Research Highlights

溝の中に作る:グラフェンナノリボン

Nature Nanotechnology 2017, 417 doi: 10.1038/nnano.2017.76

グラフェンは、電気的性質や熱的性質が非常に優れているにもかかわらず、伝導帯と価電子帯の間にバンドギャップがないため、将来のデジタルデバイス用のトランジスターには適していない。バンドギャップがないために、電子流のオン状態とオフ状態を切り替えることができないのである。グラフェンを小さくすると、幅が10 nm未満のグラフェンナノリボンは、電子バンドギャップ示すため、デジタルデバイス用の有力な候補材料になる。しかし、グラフェンナノリボンの寸法、ひいては電子特性の精密な制御は困難な目標であり、しかもグラフェンナノリボンの端は一般的にギザギザで性能に悪影響をもたらす。

今回、Chenたちは、幅を制御して端が滑らかなグラフェンナノリボンを、誘電体の六方晶窒化ボロン(h-BN)基板の上に成長させる方法について報告している。彼らは、ニッケルナノ粒子を用いてh-BNをエッチングして、深さが単層で幅がナノメートルの溝を作った後、化学蒸着によってその溝をグラフェンで埋めた。

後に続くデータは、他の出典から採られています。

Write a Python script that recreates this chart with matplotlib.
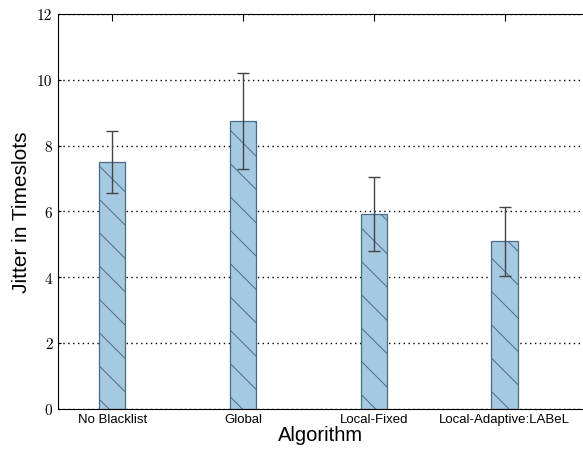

エッチングパラメーターを変えることによって、溝の幅を10 nm未満に調整でき、得られた10 nm未満の幅のナノリボンは約0.5 eVというバンドギャップを示した。こうしたナノリボンを電界効果トランジスターデバイスに組み込むと、約750 cm2V-1s-1という高いキャリア移動度に加えて、104を超えるオンオフ比を室温で示した。ナノリボンの長さを制御し特定の場所に配置できるようにすることは、今後の研究の重点であるが、今回の方法によって、極めて細いグラフェンナノリボンに基づくデジタル集積回路の実現に近づくプラットフォームが得られる可能性がある。